Atul Gawande writes about spreading better childbirth practices in India, and tries to understand why some ideas spread faster than others by comparing the successful spread of anesthesia to the much slower progress of antiseptics:
This has been the pattern of many important but stalled ideas. They attack problems that are big but, to most people, invisible; and making them work can be tedious, if not outright painful. The global destruction wrought by a warming climate, the health damage from our over-sugared modern diet, the economic and social disaster of our trillion dollars in unpaid student debt—these things worsen imperceptibly every day. Meanwhile, the carbolic-acid remedies to them, all requiring individual sacrifice of one kind or another, struggle to get anywhere.
A similar explanation could be used to explain the difficulties in getting people to backup their computer, or wear seat belts.
In the era of the iPhone, Facebook, and Twitter, we want frictionless, “turnkey” solutions to the major difficulties of the world. We prefer instructional videos to teachers, drones to troops, incentives to institutions. But technology and incentive programs are not enough. Every change requires effort, and the decision to make that effort is a social process. Human interaction is the key force in overcoming resistance and speeding change.
The important subtext here also is that it is not enough to hold people responsible for their ignorance to seemingly obvious remedies to big problems. When problems are invisible – such as the spread of infection from surgery after the patient goes home, the possibility of hard drive failure, or the damage an accident can cause to a driver not wearing a seat belt – people can tend to ignore the common remedy.

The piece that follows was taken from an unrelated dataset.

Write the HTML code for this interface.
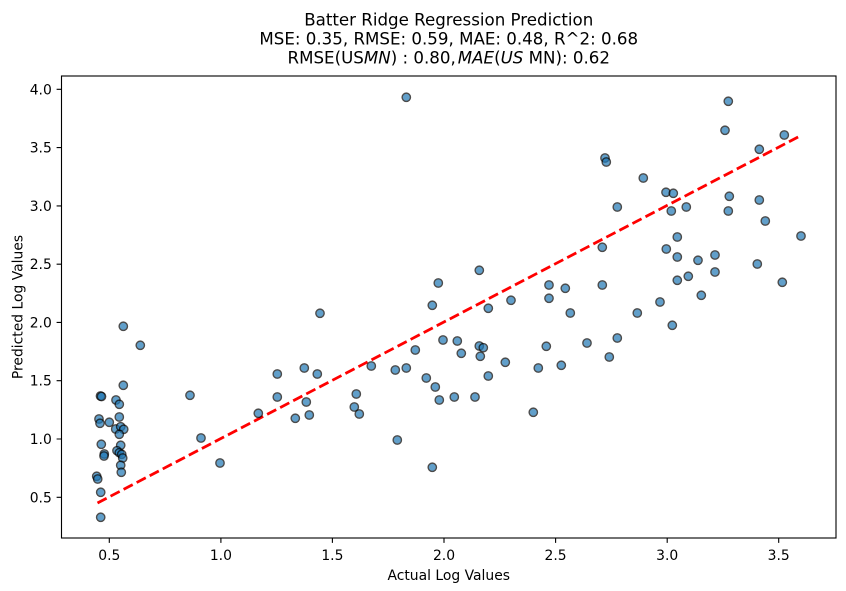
<!DOCTYPE html>
<html>
<head>
<meta charset="utf-8">
<style>
  html, body { margin: 0; padding: 0; background: #fff; }
  body { width: 846px; height: 591px; overflow: hidden; }
  svg { display: block; }
  text { font-family: "DejaVu Sans", "Liberation Sans", sans-serif; fill: #000; }
</style>
</head>
<body>
<svg id="chart" width="846" height="591" viewBox="0 0 846 591" xmlns="http://www.w3.org/2000/svg">
  <rect x="0" y="0" width="846" height="591" fill="#fff"/>
  <text x="448.75" y="25.3" font-size="16.67" text-anchor="middle">Batter Ridge Regression Prediction</text>
  <text x="448.75" y="44.4" font-size="16.67" text-anchor="middle">MSE: 0.35, RMSE: 0.59, MAE: 0.48, R^2: 0.68</text>
  <text x="448.75" y="63.5" font-size="16.67" text-anchor="middle">RMSE(US<tspan font-style="italic">MN</tspan>) : 0.80,<tspan font-style="italic" dx="2">MAE</tspan>(<tspan font-style="italic">US</tspan> MN): 0.62</text>
  <line x1="97.5" y1="503" x2="801" y2="135.5" stroke="#ff0000" stroke-width="2.78" stroke-dasharray="10.28 4.44"/>
  <g id="pts" fill="#1f77b4" stroke="#000" stroke-width="1.39"></g>
  <rect x="61.5" y="76" width="774.5" height="462" fill="none" stroke="#000" stroke-width="1.11"/>
  <path stroke="#000" stroke-width="1.11" fill="none" d="M109.3 538v4.9M220.9 538v4.9M332.4 538v4.9M444 538v4.9M555.6 538v4.9M667.2 538v4.9M778.7 538v4.9M61.5 497.3h-4.9M61.5 439h-4.9M61.5 380.7h-4.9M61.5 322.4h-4.9M61.5 264.2h-4.9M61.5 205.9h-4.9M61.5 147.6h-4.9M61.5 89.3h-4.9"/>
  <g font-size="13.9" text-anchor="middle">
    <text x="109.3" y="560">0.5</text>
    <text x="220.9" y="560">1.0</text>
    <text x="332.4" y="560">1.5</text>
    <text x="444.0" y="560">2.0</text>
    <text x="555.6" y="560">2.5</text>
    <text x="667.2" y="560">3.0</text>
    <text x="778.7" y="560">3.5</text>
  </g>
  <g font-size="13.9" text-anchor="end">
    <text x="51.8" y="502.3">0.5</text>
    <text x="51.8" y="444.0">1.0</text>
    <text x="51.8" y="385.7">1.5</text>
    <text x="51.8" y="327.4">2.0</text>
    <text x="51.8" y="269.2">2.5</text>
    <text x="51.8" y="210.9">3.0</text>
    <text x="51.8" y="152.6">3.5</text>
    <text x="51.8" y="94.3">4.0</text>
  </g>
  <text x="448.75" y="580" font-size="13.9" text-anchor="middle">Actual Log Values</text>
  <text x="0" y="0" font-size="13.9" text-anchor="middle" transform="translate(22.5,307) rotate(-90)">Predicted Log Values</text>
</svg>
<script>
(function(){
  var d = "123.3,326.3 140.3,345.3 123.3,385.3 100.5,396 101.5,396.5 190,395.3 116,400 119.3,404.3 119.3,417 99,419 100,423.3 109.3,422.3 115.7,429 120.7,426.7 123.7,429.3 119.3,434.3 201,438 101.3,444.3 120.7,445.3 117,450.7 119.3,452.7 121.7,454.3 122.7,458 104.3,454 104,456 120.7,465.3 121.3,472.3 220,463 96.7,476.3 97.7,479 100.7,492.3 100.7,517.3 " +
    "438.3,283 432.3,305.3 320,313.3 443,340 457.3,341 461.3,353.3 415.3,350 371.3,366 395.3,370 406.3,368 304.3,368 277.3,374 317.3,374 426.3,378 435.3,387 439.3,400 454.3,397 356.3,394 277.3,397 306.3,402 354.3,407 359.3,414 258.3,413.3 295.3,418.3 309.3,415 397.3,440 432.3,467.3 406.3,97.3 " +
    "602.3,247.3 479.3,270.3 549,285 565.3,288.3 602.3,285 511,300.3 549,298.3 488.3,308.3 660,302 570.3,313 637.3,313 479.3,346 483.3,347.7 480.3,356.3 546.3,346.3 587,343 617.3,338 609.3,357 505.3,362.3 538.3,368 561.3,365.3 488.3,376 475,397 533.3,412.3 " +
    "728.3,101.3 725,130.3 784.3,135 759.3,149.3 605,158 606.3,162 643.3,178 666,192.3 673.3,193.3 729.3,196.3 759.3,200 617.3,207 686.3,207 671.3,211 728.3,211 765.3,221 801,236 677.3,237 666.3,249 677.3,257 698,260.3 715,255 715,272 757.3,264 677.3,280.3 688.3,276.3 782.3,282.3 701.3,295.3 672.3,325.3";
  var g = document.getElementById("pts");
  var ns = "http://www.w3.org/2000/svg";
  d.trim().split(/\s+/).forEach(function(p){
    var xy = p.split(",");
    var c = document.createElementNS(ns, "circle");
    c.setAttribute("cx", xy[0]);
    c.setAttribute("cy", xy[1]);
    c.setAttribute("r", "4.17");
    c.setAttribute("opacity", "0.7");
    g.appendChild(c);
  });
})();
</script>
</body>
</html>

This stresses the incredible importance of making these solutions more convenient. Easier backup/syncing technologies are valuable because they get people who would otherwise have been inertial to save their data to do so because it now requires less effort. Of course with many other fields, making solutions more convenient is not just a matter of an interface change but more a culture change – which is much slower and much more difficult but perhaps much more powerful.